### What is needed
Starting at the line that contains "Emit a web page that matches this image, drawn with Chart.js." and stopping at the line that contains "const GRID = '#222';", return those lines exactly and nothing else. Both end lines count; pictures do not.
[START]
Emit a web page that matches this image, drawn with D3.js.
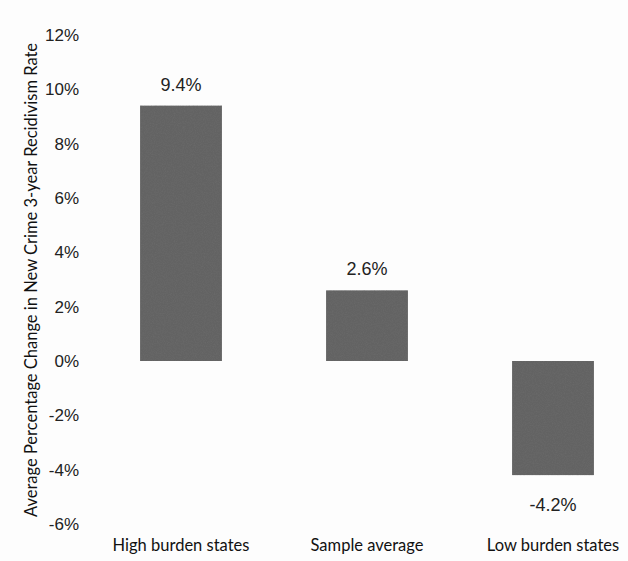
<!DOCTYPE html>
<html>
<head>
<meta charset="utf-8">
<script src="https://cdn.jsdelivr.net/npm/d3@7"></script>
<style>
  html, body { margin: 0; padding: 0; background: #fdfdfd; }
  svg { display: block; }
</style>
</head>
<body>
<svg id="chart" width="628" height="561"></svg>
<script>
const categories = ["High burden states", "Sample average", "Low burden states"];
const values = [9.4, 2.6, -4.2];
const valueLabels = ["9.4%", "2.6%", "-4.2%"];
const yTicks = [-6, -4, -2, 0, 2, 4, 6, 8, 10, 12];
const yTitle = "Average Percentage Change in New Crime 3-year Recidivism Rate";

const svg = d3.select("#chart");

const y = d3.scaleLinear().domain([-6, 12]).range([524, 35]);
const x = d3.scaleBand().domain(categories).range([88, 646])
  .paddingInner(0.56).paddingOuter(0.28);

// noise texture for bars
const defs = svg.append("defs");
const f = defs.append("filter").attr("id", "grain").attr("x", 0).attr("y", 0).attr("width", 1).attr("height", 1);
f.append("feTurbulence").attr("type", "fractalNoise").attr("baseFrequency", 0.9).attr("numOctaves", 2).attr("seed", 3).attr("result", "n");
f.append("feColorMatrix").attr("in", "n").attr("type", "matrix")
  .attr("values", "0 0 0 0 0.15  0 0 0 0 0.15  0 0 0 0 0.15  0 0 0 -1.2 0.75").attr("result", "dots");
f.append("feComposite").attr("in", "dots").attr("in2", "SourceGraphic").attr("operator", "in").attr("result", "d2");
f.append("feMerge").selectAll("feMergeNode").data(["SourceGraphic", "d2"]).join("feMergeNode").attr("in", d => d);

// y axis (labels only)
const yAxis = d3.axisLeft(y).tickValues(yTicks).tickSize(0).tickPadding(0)
  .tickFormat(d => d + "%");
const gy = svg.append("g").attr("transform", "translate(79,0)").call(yAxis);
gy.select(".domain").remove();
gy.selectAll("text").attr("font-family", "Liberation Sans, Arial, sans-serif")
  .attr("font-size", 17).attr("fill", "#222");

// bars
svg.append("g").selectAll("rect").data(values).join("rect")
  .attr("x", (d, i) => x(categories[i]))
  .attr("width", x.bandwidth())
  .attr("y", d => y(Math.max(0, d)))
  .attr("height", d => Math.abs(y(d) - y(0)))
  .attr("fill", "#646464")
  .attr("filter", "url(#grain)");

// value labels
svg.append("g").selectAll("text").data(values).join("text")
  .attr("x", (d, i) => x(categories[i]) + x.bandwidth() / 2)
  .attr("y", d => d >= 0 ? y(d) - 15 : y(d) + 36)
  .attr("text-anchor", "middle")
  .attr("font-family", "Liberation Sans, Arial, sans-serif")
  .attr("font-size", 18).attr("fill", "#222")
  .text((d, i) => valueLabels[i]);

// category labels
const xAxis = d3.axisBottom(x).tickSize(0).tickPadding(0);
const gx = svg.append("g").attr("transform", "translate(0,539)").call(xAxis);
gx.select(".domain").remove();
gx.selectAll("text").attr("font-family", "Lato, 'Open Sans', sans-serif")
  .attr("font-size", 16.5).attr("fill", "#111");

// y title
svg.append("text")
  .attr("transform", "translate(37,280) rotate(-90)")
  .attr("text-anchor", "middle")
  .attr("font-family", "Lato, 'Open Sans', sans-serif")
  .attr("font-size", 16.5).attr("fill", "#111")
  .text(yTitle);
</script>
</body>
</html>
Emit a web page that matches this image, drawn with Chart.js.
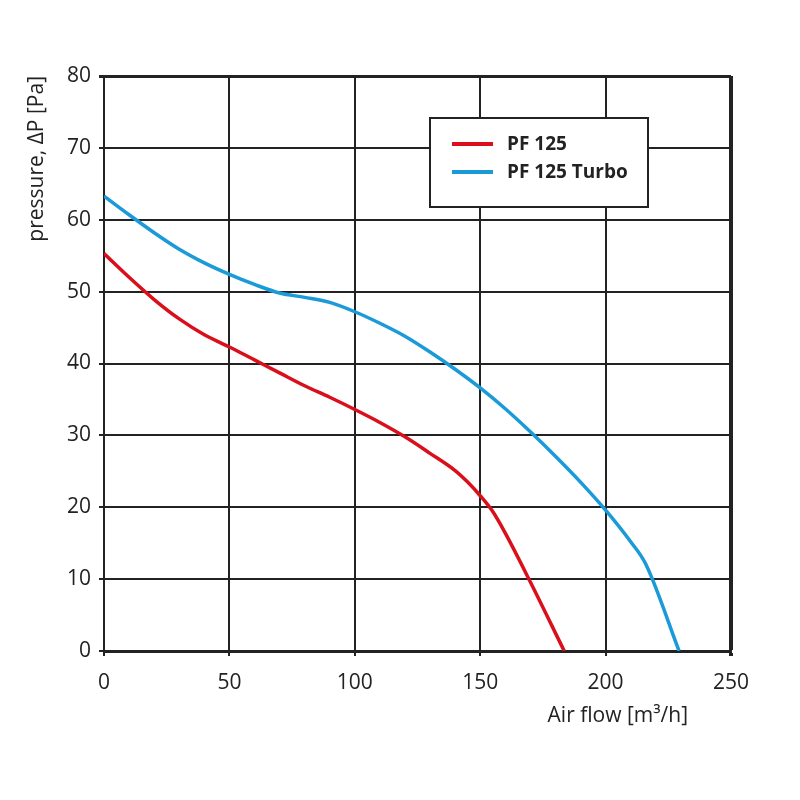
<!DOCTYPE html>
<html>
<head>
<meta charset="utf-8">
<script src="https://cdn.jsdelivr.net/npm/chart.js@4.4.1/dist/chart.umd.min.js"></script>
<style>
  html, body { margin: 0; padding: 0; background: #fff; }
  #wrap { position: relative; width: 800px; height: 800px; }
</style>
</head>
<body>
<div id="wrap"><canvas id="c" width="800" height="800"></canvas></div>
<script>
// ---- data ----
const seriesNames = ['PF 125', 'PF 125 Turbo'];
const pf125Flow     = [0, 10, 20, 30, 40, 50, 60, 70, 80, 90, 100, 110, 120, 130, 140, 145, 150, 155, 160, 170, 183.5];
const pf125Pressure = [55.3, 52.0, 48.9, 46.2, 44.0, 42.3, 40.5, 38.7, 36.9, 35.3, 33.6, 31.8, 29.8, 27.5, 25.1, 23.5, 21.6, 19.4, 16.4, 9.6, 0];
const turboFlow     = [0, 10, 20, 30, 40, 50, 60, 70, 80, 90, 100, 110, 120, 130, 140, 150, 160, 170, 180, 190, 200, 210, 216, 229.3];
const turboPressure = [63.3, 60.7, 58.2, 55.9, 54.0, 52.4, 51.0, 49.8, 49.2, 48.5, 47.2, 45.6, 43.8, 41.6, 39.2, 36.6, 33.7, 30.5, 27.1, 23.5, 19.6, 15.2, 12.1, 0];
const xTicks = [0, 50, 100, 150, 200, 250];
const yTicks = [0, 10, 20, 30, 40, 50, 60, 70, 80];
const xTitle = 'Air flow [m³/h]';
const yTitle = 'pressure, ΔP [Pa]';

const toPoints = (xs, ys) => xs.map((x, i) => ({ x: x, y: ys[i] }));
const FONT = "'Open Sans', 'Noto Sans', sans-serif";
const GRID = '#222';

const legendPlugin = {
  id: 'boxLegend',
  afterDraw(chart) {
    const ctx = chart.ctx, a = chart.chartArea;
    const left = a.left + 326, top = a.top + 42, w = 218, h = 89;
    ctx.save();
    ctx.fillStyle = '#fff';
    ctx.fillRect(left, top, w, h);
    ctx.strokeStyle = GRID;
    ctx.lineWidth = 2;
    ctx.strokeRect(left, top, w, h);
    chart.data.datasets.forEach((ds, i) => {
      const y = top + 26 + i * 28;
      ctx.strokeStyle = ds.borderColor;
      ctx.lineWidth = 4;
      ctx.beginPath();
      ctx.moveTo(left + 22, y);
      ctx.lineTo(left + 63, y);
      ctx.stroke();
      ctx.fillStyle = '#222';
      ctx.font = "bold 19px " + FONT;
      ctx.textBaseline = 'middle';
      ctx.textAlign = 'left';
      ctx.fillText(ds.label, left + 77, y + 1);
    });
    // x-axis title
    ctx.fillStyle = '#222';
    ctx.font = "21px " + FONT;
    ctx.textAlign = 'right';
    ctx.textBaseline = 'middle';
    ctx.fillText(xTitle, a.right - 43, a.bottom + 65);
    ctx.restore();
  }
};

new Chart(document.getElementById('c'), {
  type: 'line',
  data: {
    datasets: [
      { label: seriesNames[0], data: toPoints(pf125Flow, pf125Pressure),
        borderColor: '#d9101c', borderWidth: 3.5, pointRadius: 0, fill: false,
        cubicInterpolationMode: 'monotone' },
      { label: seriesNames[1], data: toPoints(turboFlow, turboPressure),
        borderColor: '#1a9ad8', borderWidth: 3.5, pointRadius: 0, fill: false,
        cubicInterpolationMode: 'monotone' }
    ]
  },
  options: {
    responsive: false,
    animation: false,
    layout: { padding: { top: 76, right: 69, left: 0, bottom: 0 } },
    plugins: { legend: { display: false }, tooltip: { enabled: false } },
    scales: {
      x: {
        type: 'linear', min: 0, max: 250,
        afterBuildTicks: s => { s.ticks = xTicks.map(v => ({ value: v })); },
        afterFit: s => { s.height = 149; },
        ticks: { color: '#222', font: { family: FONT, size: 21 }, padding: 14 },
        grid: {
          color: GRID, tickLength: 5,
          lineWidth: c => (c.tick && c.tick.value === 250 ? 4 : 2)
        },
        border: { color: GRID, width: 3 }
      },
      y: {
        min: 0, max: 80,
        afterBuildTicks: s => { s.ticks = yTicks.map(v => ({ value: v })); },
        afterFit: s => { s.width = 104; },
        ticks: { color: '#222', font: { family: FONT, size: 21 }, padding: 8 },
        grid: {
          color: GRID, tickLength: 5,
          lineWidth: c => (c.tick && c.tick.value === 80 ? 3 : 2)
        },
        border: { color: GRID, width: 2 },
        title: { display: true, text: yTitle, align: 'end', color: '#222',
                 font: { family: FONT, size: 21 }, padding: { top: 24, bottom: 0 } }
      }
    }
  },
  plugins: [legendPlugin]
});
</script>
</body>
</html>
[END]
### The reply
Emit a web page that matches this image, drawn with Chart.js.
<!DOCTYPE html>
<html>
<head>
<meta charset="utf-8">
<script src="https://cdn.jsdelivr.net/npm/chart.js@4.4.1/dist/chart.umd.min.js"></script>
<style>
  html, body { margin: 0; padding: 0; background: #fff; }
  #wrap { position: relative; width: 800px; height: 800px; }
</style>
</head>
<body>
<div id="wrap"><canvas id="c" width="800" height="800"></canvas></div>
<script>
// ---- data ----
const seriesNames = ['PF 125', 'PF 125 Turbo'];
const pf125Flow     = [0, 10, 20, 30, 40, 50, 60, 70, 80, 90, 100, 110, 120, 130, 140, 145, 150, 155, 160, 170, 183.5];
const pf125Pressure = [55.3, 52.0, 48.9, 46.2, 44.0, 42.3, 40.5, 38.7, 36.9, 35.3, 33.6, 31.8, 29.8, 27.5, 25.1, 23.5, 21.6, 19.4, 16.4, 9.6, 0];
const turboFlow     = [0, 10, 20, 30, 40, 50, 60, 70, 80, 90, 100, 110, 120, 130, 140, 150, 160, 170, 180, 190, 200, 210, 216, 229.3];
const turboPressure = [63.3, 60.7, 58.2, 55.9, 54.0, 52.4, 51.0, 49.8, 49.2, 48.5, 47.2, 45.6, 43.8, 41.6, 39.2, 36.6, 33.7, 30.5, 27.1, 23.5, 19.6, 15.2, 12.1, 0];
const xTicks = [0, 50, 100, 150, 200, 250];
const yTicks = [0, 10, 20, 30, 40, 50, 60, 70, 80];
const xTitle = 'Air flow [m³/h]';
const yTitle = 'pressure, ΔP [Pa]';

const toPoints = (xs, ys) => xs.map((x, i) => ({ x: x, y: ys[i] }));
const FONT = "'Open Sans', 'Noto Sans', sans-serif";
const GRID = '#222';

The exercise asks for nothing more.